Micah Salkind wrote a book a few years ago about Chicago house music called Do You Remember House? Chicago’s Queer of Color Undergrounds, and one of the most amazing things that came out of that project, though, is that he did a bunch of interviews and oral histories with folks that are now at the Columbia College archive. It’s helpful to have those voices because there are so many people I couldn’t interview or whose interviews didn’t make the book because I only had a certain amount of space. It was fun to dig deeper into that and learn some new things myself.
But I was also very nervous about writing this book because it’s Chicago, and this is our stuff, so I wanted to get it right — as right as possible. I wrote this book for Chicago, and I want Chicagoans to like it. I hope it generates discussion because there were things that we got into that there wasn’t enough space in the book to talk about, like the Black body and how that is represented, and how we move within the house community, and how that’s different in other places that we might move within Chicago.

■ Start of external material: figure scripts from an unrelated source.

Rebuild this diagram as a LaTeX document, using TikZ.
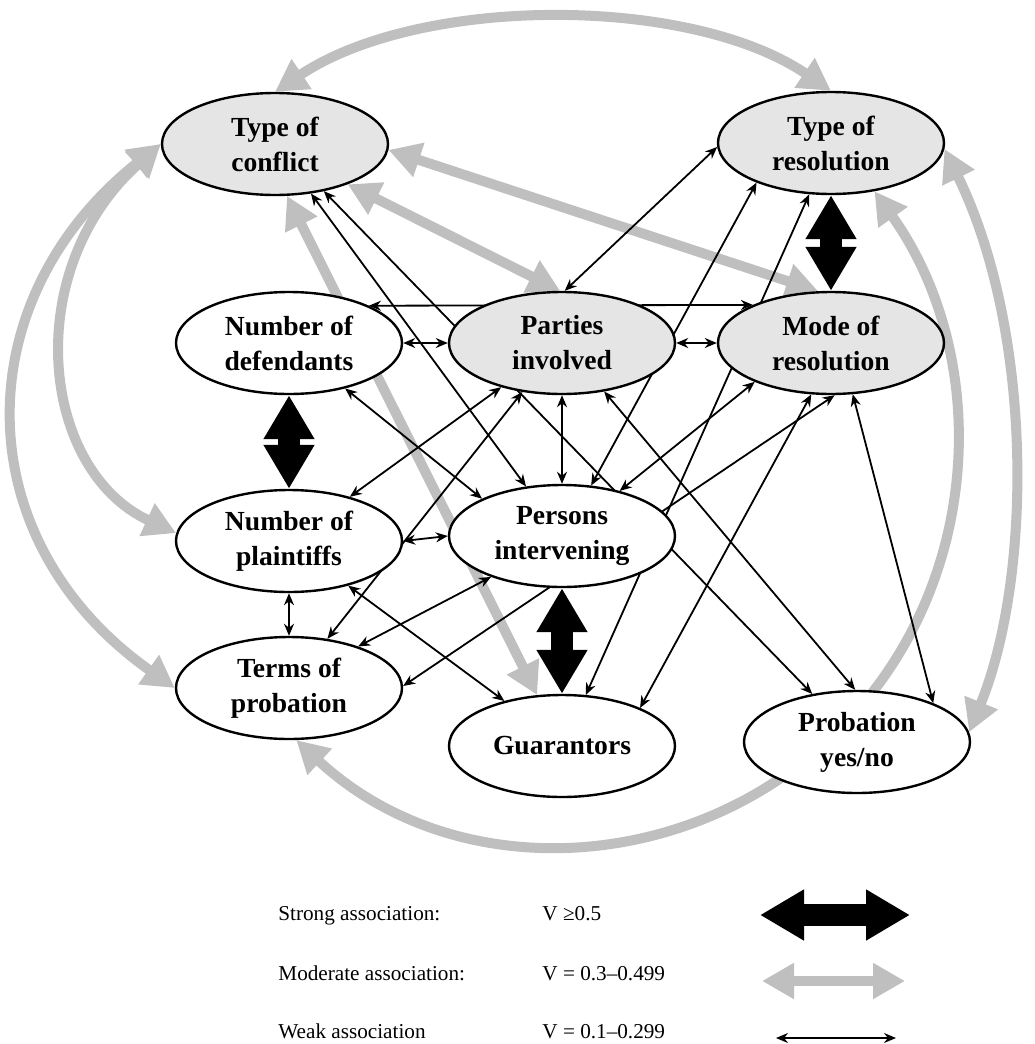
\documentclass[tikz,border=0pt]{standalone}
\usepackage{fontspec}
\setmainfont{Liberation Serif}
\usetikzlibrary{arrows.meta,shapes.geometric,backgrounds}

\begin{document}
\begin{tikzpicture}[x=0.5pt,y=-0.5pt]
    \definecolor{nodegray}{RGB}{229,229,229}
    \definecolor{modgray}{RGB}{191,191,191}

    \tikzstyle{varnode}=[ellipse,draw,line width=1.2pt,fill=white,minimum width=113pt,minimum height=51pt,inner sep=0pt,align=center,font=\bfseries\fontsize{13.8}{17.5}\selectfont]  % 变量节点:椭圆
    \tikzstyle{strong}=[line width=11pt,{Triangle[length=22pt,width=24pt]}-{Triangle[length=22pt,width=24pt]}]  % 强关联
    \tikzstyle{moderate}=[draw=modgray,line width=5pt,{Triangle[length=16pt,width=17pt]}-{Triangle[length=16pt,width=17pt]}]  % 中等关联
    \tikzstyle{weak}=[line width=0.9pt,{Stealth[length=6pt,width=5pt]}-{Stealth[length=6pt,width=5pt]}]  % 弱关联
    \tikzstyle{legtext}=[anchor=base west,inner sep=0pt,font=\fontsize{10.6}{13}\selectfont]

    \useasboundingbox (0,0) rectangle (1034,1044);

    % 定义节点
    \node[varnode,fill=nodegray](tc) at (275,144){Type of\\conflict};
    \node[varnode](nd) at (289,343){Number of\\defendants};
    \node[varnode,fill=nodegray,right of=nd,node distance=136.5pt](pi){Parties\\involved};
    \node[varnode,fill=nodegray,right of=pi,node distance=134.5pt](mr){Mode of\\resolution};
    \node[varnode,fill=nodegray,above of=mr,node distance=100pt](tr){Type of\\resolution};
    \node[varnode,below of=nd,node distance=99pt](np){Number of\\plaintiffs};
    \node[varnode,below of=np,node distance=73.5pt](tp){Terms of\\probation};
    \node[varnode,below of=pi,node distance=96.5pt](piv){Persons\\intervening};
    \node[varnode,below of=piv,node distance=105pt](gu){Guarantors};
    \node[varnode](py) at (857,742){Probation\\yes/no};

    % 开始画线
    \begin{pgfonlayer}{background}
    \draw[moderate](tc.north) .. controls (420,-5) and (690,-5) .. (tr.north);
    \draw[moderate](tc.-3)--(mr.104);
    \draw[moderate](tc.-29)--(pi.92);
    \draw[moderate](tc.-77)--(gu.116);
    \draw[moderate](tc.west) .. controls (20,270) and (40,470) .. (np.176);
    \draw[moderate](tc.west) .. controls (-35,300) and (-35,540) .. (tp.west);
    \draw[moderate](tp.-82) .. controls (462,894) and (719,875) .. (863,704) .. controls (985,559) and (986,348) .. (tr.-48);
    \draw[moderate](tr.-3) .. controls (1033,330) and (1033,575) .. (py.5);

    \draw[strong](nd.south)--(np.north);
    \draw[strong](tr.south)--(mr.north);
    \draw[strong](piv.south)--(gu.north);

    \draw[weak](nd.east)--(pi.west);
    \draw[weak](pi.east)--(mr.west);
    \draw[weak](np.east)--(piv.west);
    \draw[weak](np.south)--(tp.north);
    \draw[weak](pi.south)--(piv.north);
    \draw[weak](nd.25)--(mr.154);
    \draw[weak](pi.87)--(tr.182);
    \draw[weak](tc.-54)--(piv.126);
    \draw[weak](tc.-44)--(py.133);
    \draw[weak](tr.208)--(piv.60);
    \draw[weak](tr.-113)--(gu.65);
    \draw[weak](mr.-153)--(piv.38);
    \draw[weak](mr.-111)--(gu.26);
    \draw[weak](mr.-86)--(tp.1);
    \draw[weak](mr.-67)--(py.27);
    \draw[weak](pi.-144)--(np.36);
    \draw[weak](pi.-129)--(tp.52);
    \draw[weak](pi.-49)--(py.92);
    \draw[weak](nd.-39)--(piv.155);
    \draw[weak](tp.31)--(piv.-150);
    \draw[weak](np.-37)--(gu.142);
    \end{pgfonlayer}

    % 图例
    \node[legtext](lstrong) at (278,920){Strong association:};
    \node[legtext](lstrongv) at (542,920){V ≥0.5};
    \node[legtext](lmod) at (278,980){Moderate association:};
    \node[legtext](lmodv) at (542,980){V = 0.3–0.499};
    \node[legtext](lweak) at (278,1038){Weak association};
    \node[legtext](lweakv) at (542,1038){V = 0.1–0.299};
    \coordinate (sl) at (760,915);
    \coordinate (sr) at (910,915);
    \coordinate (ml) at (762,981);
    \coordinate (mrr) at (905,981);
    \coordinate (wl) at (776,1038);
    \coordinate (wr) at (896,1038);
    \draw[strong](sl)--(sr);
    \draw[moderate](ml)--(mrr);
    \draw[weak](wl)--(wr);
\end{tikzpicture}
\end{document}
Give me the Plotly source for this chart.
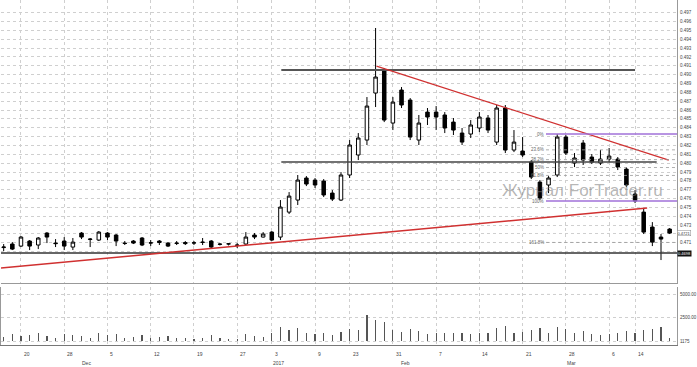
import plotly.graph_objects as go

# ---------------- data ----------------
idx = list(range(78))
opens = [0.47046,0.47086,0.47063,0.47120,0.47075,0.47210,0.47097,0.47120,0.47052,0.47210,
         0.47137,0.47131,0.47210,0.47188,0.47097,0.47120,0.47154,0.47097,0.47120,0.47097,
         0.47097,0.47103,0.47097,0.47108,0.47120,0.47086,0.47086,0.47075,0.47086,0.47188,
         0.47165,0.47221,0.47165,0.47447,0.47583,0.47832,0.47809,0.47798,0.47662,0.47583,
         0.47866,0.48092,0.48261,0.48792,0.49052,0.48453,0.48826,0.48713,0.48261,0.48577,
         0.48577,0.48544,0.48464,0.48340,0.48329,0.48397,0.48510,0.48238,0.48623,0.48148,
         0.48137,0.48012,0.47786,0.47753,0.47866,0.48295,0.48001,0.48227,0.48069,0.48001,
         0.48046,0.48046,0.47933,0.47651,0.47447,0.47278,0.47165,0.47255]
highs = [0.47086,0.47108,0.47176,0.47131,0.47165,0.47221,0.47142,0.47165,0.47154,0.47221,
         0.47154,0.47233,0.47221,0.47199,0.47120,0.47131,0.47165,0.47131,0.47131,0.47108,
         0.47120,0.47120,0.47120,0.47154,0.47131,0.47097,0.47097,0.47097,0.47221,0.47210,
         0.47221,0.47233,0.47583,0.47673,0.47866,0.47854,0.47832,0.47820,0.47696,0.47899,
         0.48261,0.48340,0.48747,0.49527,0.49075,0.48747,0.48860,0.48736,0.48544,0.48623,
         0.48645,0.48577,0.48510,0.48397,0.48487,0.48577,0.48544,0.48657,0.48657,0.48374,
         0.48295,0.48035,0.47809,0.47854,0.48329,0.48318,0.48114,0.48261,0.48103,0.48148,
         0.48171,0.48069,0.47956,0.47696,0.47493,0.47334,0.47199,0.47267]
lows = [0.47007,0.47018,0.47052,0.47018,0.47029,0.47097,0.47052,0.47018,0.47018,0.47142,
        0.47052,0.47120,0.47131,0.47063,0.47075,0.47086,0.47063,0.47063,0.47075,0.47052,
        0.47075,0.47075,0.47075,0.47075,0.47041,0.47070,0.47070,0.47041,0.47075,0.47142,
        0.47160,0.47120,0.47131,0.47425,0.47527,0.47741,0.47719,0.47617,0.47572,0.47572,
        0.47832,0.48035,0.48205,0.48634,0.48464,0.48374,0.48623,0.48261,0.48205,0.48431,
        0.48374,0.48340,0.48318,0.48205,0.48284,0.48351,0.48340,0.48205,0.48114,0.48125,
        0.48069,0.47820,0.47583,0.47662,0.47843,0.48092,0.47956,0.47979,0.47990,0.47979,
        0.48012,0.47922,0.47730,0.47549,0.47199,0.47063,0.46905,0.47199]
closes = [0.47052,0.47029,0.47165,0.47063,0.47154,0.47165,0.47091,0.47063,0.47108,0.47165,
          0.47142,0.47221,0.47165,0.47120,0.47092,0.47097,0.47075,0.47100,0.47103,0.47063,
          0.47094,0.47091,0.47100,0.47105,0.47052,0.47083,0.47089,0.47072,0.47165,0.47165,
          0.47199,0.47131,0.47504,0.47628,0.47809,0.47764,0.47753,0.47640,0.47594,0.47866,
          0.48205,0.48284,0.48645,0.48973,0.48487,0.48690,0.48657,0.48295,0.48453,0.48521,
          0.48521,0.48397,0.48374,0.48238,0.48431,0.48521,0.48374,0.48623,0.48148,0.48238,
          0.48092,0.47843,0.47606,0.47832,0.48295,0.48114,0.48058,0.48035,0.48012,0.48046,
          0.48080,0.47956,0.47753,0.47572,0.47221,0.47108,0.47142,0.47210]
volumes = [400,700,500,600,800,500,300,700,600,500,300,800,600,700,300,400,600,300,400,500,
           300,300,200,300,600,300,200,200,700,500,400,800,1500,1200,1400,900,700,800,600,1000,
           1300,1200,2800,2200,2000,1200,1000,1300,1100,700,800,900,800,900,700,800,900,1400,1600,900,
           1000,1200,1400,900,1500,1300,800,1100,700,600,700,800,1100,900,1200,1300,1500,300]

price_ticks = [round(0.470 + 0.001 * k, 3) for k in range(28)]
# labels at 0.470 / 0.472 are covered by the price markers on the axis
price_tick_text = ["" if v in (0.470, 0.472) else "%.3f" % v for v in price_ticks]
vol_ticks = [0, 2500, 5000]
vol_tick_text = ["1175", "2500.00", "5000.00"]

x_tick_idx = [2, 7, 12, 17, 22, 27, 31, 36, 40, 45, 50, 55, 60, 65, 70, 73]
x_tick_text = ["20", "28", "5", "12", "19", "27", "3", "9", "23", "31", "7", "14", "21", "28", "6", "14"]
month_idx = [9.6, 31.8, 46.5, 65.7]
month_text = ["Dec", "2017", "Feb", "Mar"]

# analysis levels / trendlines (index, price)
resistance = 0.49052
middle_level = 0.48012
support = 0.46984
upper_trend = [(43.1, 0.49097), (76.9, 0.48035)]
lower_trend = [(-0.31, 0.46815), (74.4, 0.47493)]
fib_hi, fib_lo = 0.48329, 0.47572
fib_levels = [0, 23.6, 38.2, 50, 61.8, 100, 161.8]
fib_start = 62.7
last_price_text = "0.4698"
mark_price = 0.47210
mark_text = "0.4721"

XR = [-0.31, 77.85]
FONT = "Liberation Sans"

fig = go.Figure()
fig.add_trace(go.Candlestick(
    x=idx, open=opens, high=highs, low=lows, close=closes,
    xaxis="x2", yaxis="y2",
    increasing=dict(line=dict(color="black", width=1), fillcolor="white"),
    decreasing=dict(line=dict(color="black", width=1), fillcolor="black"),
    whiskerwidth=0, showlegend=False, hoverinfo="skip"))
fig.add_trace(go.Bar(x=idx, y=volumes, width=0.14, marker=dict(color="#555", line=dict(width=0)),
                     xaxis="x", yaxis="y", showlegend=False, hoverinfo="skip"))

shapes = []
def seg(x0, y0, x1, y1, color, width, dash="solid"):
    shapes.append(dict(type="line", xref="x2", yref="y2", x0=x0, y0=y0, x1=x1, y1=y1,
                       line=dict(color=color, width=width, dash=dash)))

seg(32.1, resistance, 73.0, resistance, "#555", 2)
seg(32.1, middle_level, 75.5, middle_level, "#444", 1.5)
seg(XR[0], support, XR[1], support, "#333", 1.5)
seg(upper_trend[0][0], upper_trend[0][1], upper_trend[1][0], upper_trend[1][1], "#d03030", 1.2)
seg(lower_trend[0][0], lower_trend[0][1], lower_trend[1][0], lower_trend[1][1], "#d03030", 1.5)

annotations = []
for f in fib_levels:
    p = fib_hi - f / 100.0 * (fib_hi - fib_lo)
    if f in (0, 100):
        seg(fib_start, p, XR[1], p, "#a070d8", 1.5)
    else:
        seg(fib_start, p, XR[1], p, "#999", 0.8, "dot")
    annotations.append(dict(x=fib_start, y=p, xref="x2", yref="y2", text=("%g%%" % f),
                            showarrow=False, xanchor="right", yanchor="middle",
                            font=dict(size=4.5, color="#666", family=FONT)))

for i, t in zip(x_tick_idx, x_tick_text):
    annotations.append(dict(x=i, y=-0.012, xref="x", yref="paper", text=t, showarrow=False,
                            xanchor="left", yanchor="top", xshift=1,
                            font=dict(size=5, color="#444", family=FONT)))
for i, t in zip(month_idx, month_text):
    annotations.append(dict(x=i, y=-0.038, xref="x", yref="paper", text=t, showarrow=False,
                            xanchor="center", yanchor="top",
                            font=dict(size=5, color="#444", family=FONT)))

annotations.append(dict(x=0.86, y=0.449, xref="paper", yref="paper", text="Журнал ForTrader.ru",
                        showarrow=False, xanchor="center", yanchor="middle",
                        font=dict(size=17, color="rgba(120,120,120,0.55)", family=FONT)))
annotations.append(dict(x=1, y=support, xref="paper", yref="y2", text=last_price_text,
                        showarrow=False, xanchor="left", yanchor="middle", bgcolor="#111",
                        font=dict(size=4, color="white", family=FONT), borderpad=0))
annotations.append(dict(x=1, y=mark_price, xref="paper", yref="y2", text=mark_text,
                        showarrow=False, xanchor="left", yanchor="middle", bgcolor="white",
                        bordercolor="#888", borderwidth=0.5,
                        font=dict(size=4, color="#333", family=FONT), borderpad=0))

grid = dict(showgrid=True, gridcolor="#cfcfcf", griddash="dot", gridwidth=1, zeroline=False)
tickf = dict(size=4.5, color="#444", family=FONT)
fig.update_layout(
    width=697, height=367, margin=dict(l=0, r=17, t=0, b=22),
    paper_bgcolor="white", plot_bgcolor="white", boxgap=0.42, bargap=0,
    xaxis=dict(domain=[0, 1], range=XR, tickvals=x_tick_idx, showticklabels=False, ticks="",
               showline=True, linecolor="#777", linewidth=1, anchor="y",
               rangeslider=dict(visible=False), **grid),
    xaxis2=dict(domain=[0, 1], range=XR, tickvals=x_tick_idx, showticklabels=False, ticks="",
                showline=True, linecolor="#999", linewidth=1, anchor="y2", matches="x",
                rangeslider=dict(visible=False), **grid),
    yaxis=dict(domain=[0, 0.168], range=[-425, 5745], side="right", tickvals=vol_ticks,
               ticktext=vol_tick_text, showline=True, linecolor="#999", linewidth=1, mirror=True,
               ticks="", ticklabelstandoff=1, tickfont=tickf, **grid),
    yaxis2=dict(domain=[0.1797, 1], range=[0.466458, 0.498435], side="right", tickvals=price_ticks,
                ticktext=price_tick_text, showline=True, linecolor="#999", linewidth=1,
                ticks="", ticklabelstandoff=1, tickfont=tickf, **grid),
    shapes=shapes, annotations=annotations,
)
fig.write_html("out.html", config={"displayModeBar": False, "staticPlot": True},
               post_script="document.body.style.margin='0';document.body.style.overflow='hidden';")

Do you think house music could be plucked out of those roots and be a product otherwise?
MLH: I don’t think it can ever be plucked out because it’s in us, right? It’s in all of us. We will always have spaces for us somewhere. There are people who are part of the community that will always, continually create spaces for us because those spaces are still necessary because the Black body is still being policed, right? We’re going to always have our spaces. However, when you have Drake and Beyoncé, and people commercializing that music or a culture, it’s always going to have these other branches that attempt to co-opt it, but house music is free, so she’s never going to be able to be caged or captured. There’ll be those commercialized factions, those city-sanctioned factions, and they’ll still be wild-ass parties in somebody’s backyard or some other underground club. So, I’m not worried about her. I think she’ll do just fine.
What do you hope readers take away from reading this book?
MLH: I hope that it gets some people who don’t know about house music or who have never experienced a house music party to come to Chicago because it’s different. It’s like when you listen to jazz or bounce in New Orleans. House music in Chicago is very different from house music anywhere else, hands down. I hope it will inspire people with the spirit of it, the community, the love, the self-acceptance, and the freedom part of it. I hope it makes people smile and sparks some discussion or arguments. That’s good, too.